Я подумал, что он шутит, и ответил, что я видел рисунок Ниагарского водопада, который нисколько не похож на эту речку.

– Вы возьмите во внимание ширину Ниагарского водопада и соразмерьте с быстротой. Если бы река эта была широка, как водопад, то и быстрота бы увеличилась на столько же.

Относительно чистоты воздуха, климата и почвы он не находил ничего подобного ни в какой другой губернии.

– Обратите внимание, что в Щелыкове растет табак, хотя, разумеется, не поспевает.
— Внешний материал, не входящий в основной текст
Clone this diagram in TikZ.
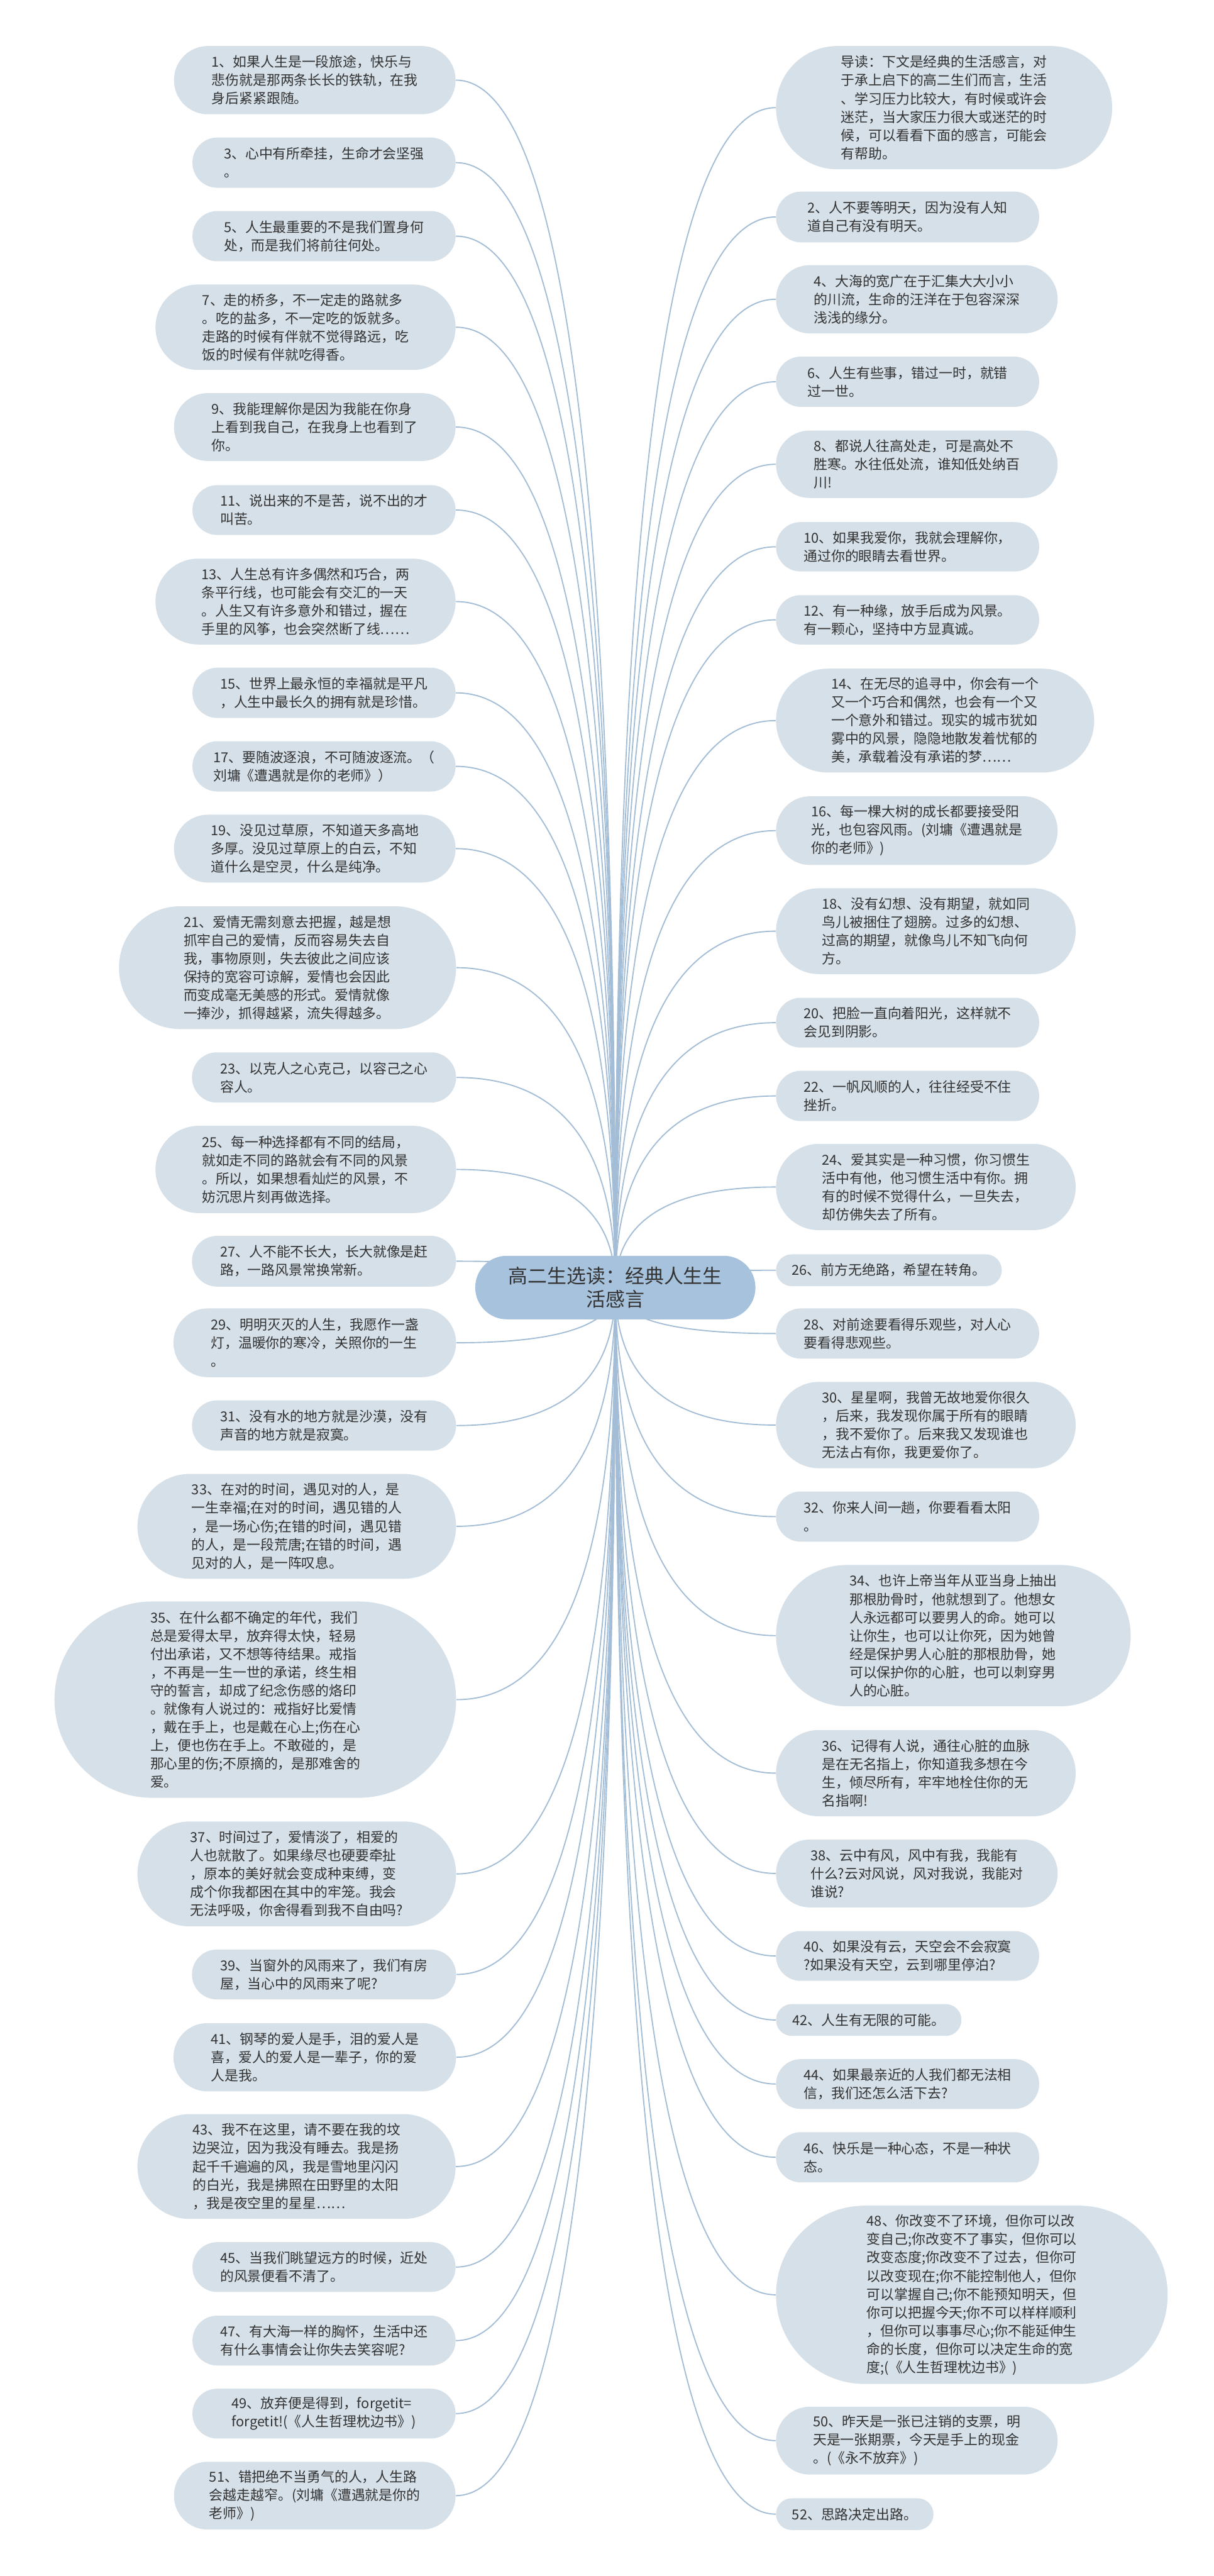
\documentclass[tikz,border=0pt]{standalone}
\usepackage{fontspec}
\newfontfamily\cjk{Noto Sans CJK SC}
\usetikzlibrary{backgrounds}
\definecolor{leaffill}{HTML}{D5E0E9}
\definecolor{rootfill}{HTML}{A7C2DD}
\definecolor{conncol}{HTML}{A3BDD6}
\definecolor{txtcol}{HTML}{333333}
\tikzset{
  leaf/.style={fill=leaffill, draw=none, inner sep=0pt, align=left, text=txtcol,
    font={\cjk\fontsize{8.7}{11.55}\selectfont}},
  rootbox/.style={fill=rootfill, draw=none, inner sep=0pt, align=center, text=txtcol,
    font={\cjk\fontsize{12.3}{15}\selectfont}},
  conn/.style={draw=conncol, line width=0.75pt}
}
\newcommand\leafbox[6]{%
  \pgfmathsetmacro\lbx{(#2+#4)/2}%
  \pgfmathsetmacro\lby{(#3+#5)/2}%
  \pgfmathsetmacro\lbw{(#4-#2)*0.3}%
  \pgfmathsetmacro\lbh{(#5-#3)*0.3}%
  \pgfmathsetmacro\lbr{(#5-#3)*0.15-0.1}%
  \node[leaf, minimum width=\lbw pt, minimum height=\lbh pt, rounded corners=\lbr pt] (#1) at (\lbx,\lby) {#6};%
}
\newcommand\conn[3]{%
  \pgfmathsetmacro\cpay{2715+0.6667*(#3-2715)}%
  \pgfmathsetmacro\cpbx{#2+0.6667*(1298-#2)}%
  \draw[conn] (root.center) .. controls (1298,\cpay) and (\cpbx,#3) .. (#1);%
}
\begin{document}
\begin{tikzpicture}[x=0.3pt,y=-0.3pt]
\useasboundingbox (0,0) rectangle (2560,5432);

\node[rootbox, minimum width=177.3pt, minimum height=40.2pt, rounded corners=20pt] (root) at (1298,2715) {高二生选读：经典人生生\\活感言};

% left column
\leafbox{n1}{367}{97}{961}{241}{1、如果人生是一段旅途，快乐与\\悲伤就是那两条长长的铁轨，在我\\身后紧紧跟随。}
\leafbox{n3}{406}{290}{961}{396}{3、心中有所牵挂，生命才会坚强\\。}
\leafbox{n5}{406}{445}{961}{551}{5、人生最重要的不是我们置身何\\处，而是我们将前往何处。}
\leafbox{n7}{328}{600}{961}{780}{7、走的桥多，不一定走的路就多\\。吃的盐多，不一定吃的饭就多。\\走路的时候有伴就不觉得路远，吃\\饭的时候有伴就吃得香。}
\leafbox{n9}{367}{829}{961}{972}{9、我能理解你是因为我能在你身\\上看到我自己，在我身上也看到了\\你。}
\leafbox{n11}{406}{1023}{961}{1128}{11、说出来的不是苦，说不出的才\\叫苦。}
\leafbox{n13}{328}{1178}{961}{1359}{13、人生总有许多偶然和巧合，两\\条平行线，也可能会有交汇的一天\\。人生又有许多意外和错过，握在\\手里的风筝，也会突然断了线……}
\leafbox{n15}{406}{1408}{961}{1514}{15、世界上最永恒的幸福就是平凡\\，人生中最长久的拥有就是珍惜。}
\leafbox{n17}{406}{1563}{961}{1669}{17、要随波逐浪，不可随波逐流。（\\刘墉《遭遇就是你的老师》）}
\leafbox{n19}{367}{1718}{961}{1861}{19、没见过草原，不知道天多高地\\多厚。没见过草原上的白云，不知\\道什么是空灵，什么是纯净。}
\leafbox{n21}{251}{1911}{962}{2170}{21、爱情无需刻意去把握，越是想\\抓牢自己的爱情，反而容易失去自\\我，事物原则，失去彼此之间应该\\保持的宽容可谅解，爱情也会因此\\而变成毫无美感的形式。爱情就像\\一捧沙，抓得越紧，流失得越多。}
\leafbox{n23}{405}{2219}{962}{2325}{23、以克人之心克己，以容己之心\\容人。}
\leafbox{n25}{328}{2374}{962}{2558}{25、每一种选择都有不同的结局，\\就如走不同的路就会有不同的风景\\。所以，如果想看灿烂的风景，不\\妨沉思片刻再做选择。}
\leafbox{n27}{405}{2606}{962}{2713}{27、人不能不长大，长大就像是赶\\路，一路风景常换常新。}
\leafbox{n29}{366}{2759}{962}{2904}{29、明明灭灭的人生，我愿作一盏\\灯，温暖你的寒冷，关照你的一生\\。}
\leafbox{n31}{405}{2953}{962}{3059}{31、没有水的地方就是沙漠，没有\\声音的地方就是寂寞。}
\leafbox{n33}{290}{3108}{962}{3329}{33、在对的时间，遇见对的人，是\\一生幸福;在对的时间，遇见错的人\\，是一场心伤;在错的时间，遇见错\\的人，是一段荒唐;在错的时间，遇\\见对的人，是一阵叹息。}
\leafbox{n35}{115}{3377}{962}{3791}{35、在什么都不确定的年代，我们\\总是爱得太早，放弃得太快，轻易\\付出承诺，又不想等待结果。戒指\\，不再是一生一世的承诺，终生相\\守的誓言，却成了纪念伤感的烙印\\。就像有人说过的：戒指好比爱情\\，戴在手上，也是戴在心上;伤在心\\上，便也伤在手上。不敢碰的，是\\那心里的伤;不原摘的，是那难舍的\\爱。}
\leafbox{n37}{290}{3841}{962}{4062}{37、时间过了，爱情淡了，相爱的\\人也就散了。如果缘尽也硬要牵扯\\，原本的美好就会变成种束缚，变\\成个你我都困在其中的牢笼。我会\\无法呼吸，你舍得看到我不自由吗?}
\leafbox{n39}{405}{4111}{962}{4216}{39、当窗外的风雨来了，我们有房\\屋，当心中的风雨来了呢?}
\leafbox{n41}{366}{4266}{962}{4410}{41、钢琴的爱人是手，泪的爱人是\\喜，爱人的爱人是一辈子，你的爱\\人是我。}
\leafbox{n43}{290}{4458}{961}{4679}{43、我不在这里，请不要在我的坟\\边哭泣，因为我没有睡去。我是扬\\起千千遍遍的风，我是雪地里闪闪\\的白光，我是拂照在田野里的太阳\\，我是夜空里的星星……}
\leafbox{n45}{406}{4728}{961}{4833}{45、当我们眺望远方的时候，近处\\的风景便看不清了。}
\leafbox{n47}{406}{4883}{961}{4988}{47、有大海一样的胸怀，生活中还\\有什么事情会让你失去笑容呢?}
\leafbox{n49}{406}{5037}{961}{5142}{49、放弃便是得到，forgetit=\\forgetit!(《人生哲理枕边书》)}
\leafbox{n51}{367}{5191}{961}{5334}{51、错把绝不当勇气的人，人生路\\会越走越窄。(刘墉《遭遇就是你的\\老师》)}

% right column
\leafbox{intro}{1637}{97}{2346}{357}{导读：下文是经典的生活感言，对\\于承上启下的高二生们而言，生活\\、学习压力比较大，有时候或许会\\迷茫，当大家压力很大或迷茫的时\\候，可以看看下面的感言，可能会\\有帮助。}
\leafbox{n2}{1637}{404}{2192}{511}{2、人不要等明天，因为没有人知\\道自己有没有明天。}
\leafbox{n4}{1637}{559}{2231}{703}{4、大海的宽广在于汇集大大小小\\的川流，生命的汪洋在于包容深深\\浅浅的缘分。}
\leafbox{n6}{1637}{752}{2192}{858}{6、人生有些事，错过一时，就错\\过一世。}
\leafbox{n8}{1637}{908}{2231}{1050}{8、都说人往高处走，可是高处不\\胜寒。水往低处流，谁知低处纳百\\川!}
\leafbox{n10}{1637}{1101}{2192}{1205}{10、如果我爱你，我就会理解你，\\通过你的眼睛去看世界。}
\leafbox{n12}{1637}{1255}{2192}{1359}{12、有一种缘，放手后成为风景。\\有一颗心，坚持中方显真诚。}
\leafbox{n14}{1637}{1410}{2308}{1629}{14、在无尽的追寻中，你会有一个\\又一个巧合和偶然，也会有一个又\\一个意外和错过。现实的城市犹如\\雾中的风景，隐隐地散发着忧郁的\\美，承载着没有承诺的梦……}
\leafbox{n16}{1637}{1679}{2231}{1824}{16、每一棵大树的成长都要接受阳\\光，也包容风雨。(刘墉《遭遇就是\\你的老师》)}
\leafbox{n18}{1637}{1873}{2269}{2054}{18、没有幻想、没有期望，就如同\\鸟儿被捆住了翅膀。过多的幻想、\\过高的期望，就像鸟儿不知飞向何\\方。}
\leafbox{n20}{1637}{2104}{2192}{2209}{20、把脸一直向着阳光，这样就不\\会见到阴影。}
\leafbox{n22}{1637}{2258}{2192}{2364}{22、一帆风顺的人，往往经受不住\\挫折。}
\leafbox{n24}{1637}{2412}{2269}{2594}{24、爱其实是一种习惯，你习惯生\\活中有他，他习惯生活中有你。拥\\有的时候不觉得什么，一旦失去，\\却仿佛失去了所有。}
\leafbox{n26}{1637}{2645}{2113}{2712}{26、前方无绝路，希望在转角。}
\leafbox{n28}{1637}{2759}{2192}{2865}{28、对前途要看得乐观些，对人心\\要看得悲观些。}
\leafbox{n30}{1637}{2914}{2269}{3096}{30、星星啊，我曾无故地爱你很久\\，后来，我发现你属于所有的眼睛\\，我不爱你了。后来我又发现谁也\\无法占有你，我更爱你了。}
\leafbox{n32}{1637}{3145}{2192}{3251}{32、你来人间一趟，你要看看太阳\\。}
\leafbox{n34}{1637}{3300}{2385}{3598}{34、也许上帝当年从亚当身上抽出\\那根肋骨时，他就想到了。他想女\\人永远都可以要男人的命。她可以\\让你生，也可以让你死，因为她曾\\经是保护男人心脏的那根肋骨，她\\可以保护你的心脏，也可以刺穿男\\人的心脏。}
\leafbox{n36}{1637}{3648}{2269}{3830}{36、记得有人说，通往心脏的血脉\\是在无名指上，你知道我多想在今\\生，倾尽所有，牢牢地栓住你的无\\名指啊!}
\leafbox{n38}{1637}{3879}{2231}{4022}{38、云中有风，风中有我，我能有\\什么?云对风说，风对我说，我能对\\谁说?}
\leafbox{n40}{1637}{4072}{2192}{4177}{40、如果没有云，天空会不会寂寞\\?如果没有天空，云到哪里停泊?}
\leafbox{n42}{1637}{4226}{2028}{4293}{42、人生有无限的可能。}
\leafbox{n44}{1637}{4342}{2192}{4447}{44、如果最亲近的人我们都无法相\\信，我们还怎么活下去?}
\leafbox{n46}{1637}{4496}{2192}{4602}{46、快乐是一种心态，不是一种状\\态。}
\leafbox{n48}{1637}{4651}{2463}{5027}{48、你改变不了环境，但你可以改\\变自己;你改变不了事实，但你可以\\改变态度;你改变不了过去，但你可\\以改变现在;你不能控制他人，但你\\可以掌握自己;你不能预知明天，但\\你可以把握今天;你不可以样样顺利\\，但你可以事事尽心;你不能延伸生\\命的长度，但你可以决定生命的宽\\度;(《人生哲理枕边书》)}
\leafbox{n50}{1637}{5075}{2231}{5218}{50、昨天是一张已注销的支票，明\\天是一张期票，今天是手上的现金\\。(《永不放弃》)}
\leafbox{n52}{1637}{5268}{1969}{5335}{52、思路决定出路。}

\begin{scope}[on background layer]
\fill[white] (0,0) rectangle (2560,5432);
\conn{n1.east}{962}{169}
\conn{n3.east}{961}{343}
\conn{n5.east}{961}{498}
\conn{n7.east}{961}{690}
\conn{n9.east}{961}{900.5}
\conn{n11.east}{961}{1075.5}
\conn{n13.east}{961}{1268.5}
\conn{n15.east}{961}{1461}
\conn{n17.east}{961}{1616}
\conn{n19.east}{961}{1789.5}
\conn{n21.east}{962}{2040.5}
\conn{n23.east}{962}{2272}
\conn{n25.east}{962}{2466}
\conn{n27.east}{962}{2659.5}
\conn{n29.east}{962}{2831.5}
\conn{n31.east}{962}{3006}
\conn{n33.east}{962}{3218.5}
\conn{n35.east}{962}{3584}
\conn{n37.east}{962}{3951.5}
\conn{n39.east}{962}{4163.5}
\conn{n41.east}{962}{4338}
\conn{n43.east}{961}{4568.5}
\conn{n45.east}{961}{4780.5}
\conn{n47.east}{961}{4935.5}
\conn{n49.east}{961}{5089.5}
\conn{n51.east}{961}{5262.5}
\conn{intro.west}{1637}{227}
\conn{n2.west}{1637}{457.5}
\conn{n4.west}{1637}{631}
\conn{n6.west}{1637}{805}
\conn{n8.west}{1637}{979}
\conn{n10.west}{1637}{1153}
\conn{n12.west}{1637}{1307}
\conn{n14.west}{1637}{1519.5}
\conn{n16.west}{1637}{1751.5}
\conn{n18.west}{1637}{1963.5}
\conn{n20.west}{1637}{2156.5}
\conn{n22.west}{1637}{2311}
\conn{n24.west}{1637}{2503}
\conn{n26.west}{1637}{2678.5}
\conn{n28.west}{1637}{2812}
\conn{n30.west}{1637}{3005}
\conn{n32.west}{1637}{3198}
\conn{n34.west}{1637}{3449}
\conn{n36.west}{1637}{3739}
\conn{n38.west}{1637}{3950.5}
\conn{n40.west}{1637}{4124.5}
\conn{n42.west}{1637}{4259.5}
\conn{n44.west}{1637}{4394.5}
\conn{n46.west}{1637}{4549}
\conn{n48.west}{1637}{4839}
\conn{n50.west}{1637}{5146.5}
\conn{n52.west}{1637}{5301.5}
\end{scope}
\end{tikzpicture}
\end{document}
Садовник его Феофан в виде опыта посеял несколько зерен табаку, который действительно взошел. Александр Николаевич смеясь говорил, что у Феофана есть табачная плантация. Александр Николаевич любил овощи, как-то: спаржу и разные салаты. Налево от дома, рядом со скотным двором, был огород, парники и маленькая тепличка. В огороде росли разные овощи: спаржа, до десяти сортов салата очень красивого на взгляд. Александр Николаевич был очень доволен, когда Феофан приносил ему несколько огурцов, только что сорванных с гряды, очень хвалил соленые грибы, как-то: грузди и рыжики. Он любил все, что давало ему его Щелыково.

Однажды, гуляя один около реки, я увидал нескольких баб, искавших чего-то в реке. Я подошел и спросил, что они сбирают. Одна из баб показала мне что-то похожее на камень, но тяжелее камня. Я взял один из них и показал Александру Николаевичу. Он сказал, что это колчедан, и с гордостью заметил, что в его имении есть железная руда.

Когда дети и Марья Васильевна бывали на прогулках и, возвращаясь, сообщали ему какое-нибудь слово или фразу, слышанную в народе, он тотчас записывал ее для академического словаря.

‹…› Однажды, сидя в кабинете, взял я альбом и стал рассматривать фотографические карточки артистов императорских театров, остановился на И.В. Самарине, которого я очень любил.

– Какой прекрасный актер, – сказал я, показывая на Самарина.

– Дай бог, чтоб таких было поменьше. В первый раз я ставил свою пиесу «Бедность не порок», в которой он играл роль Мити, я ужасно боялся, когда он стал читать монолог, стоя у окна и как-то по-французски поджав ногу. Вот-вот, думаю, упадет, потому что так стоять человек обыкновенный не может. Думал, упадет он, опустится занавес и пиеса не пойдет. Но, слава богу, кончилось благополучно.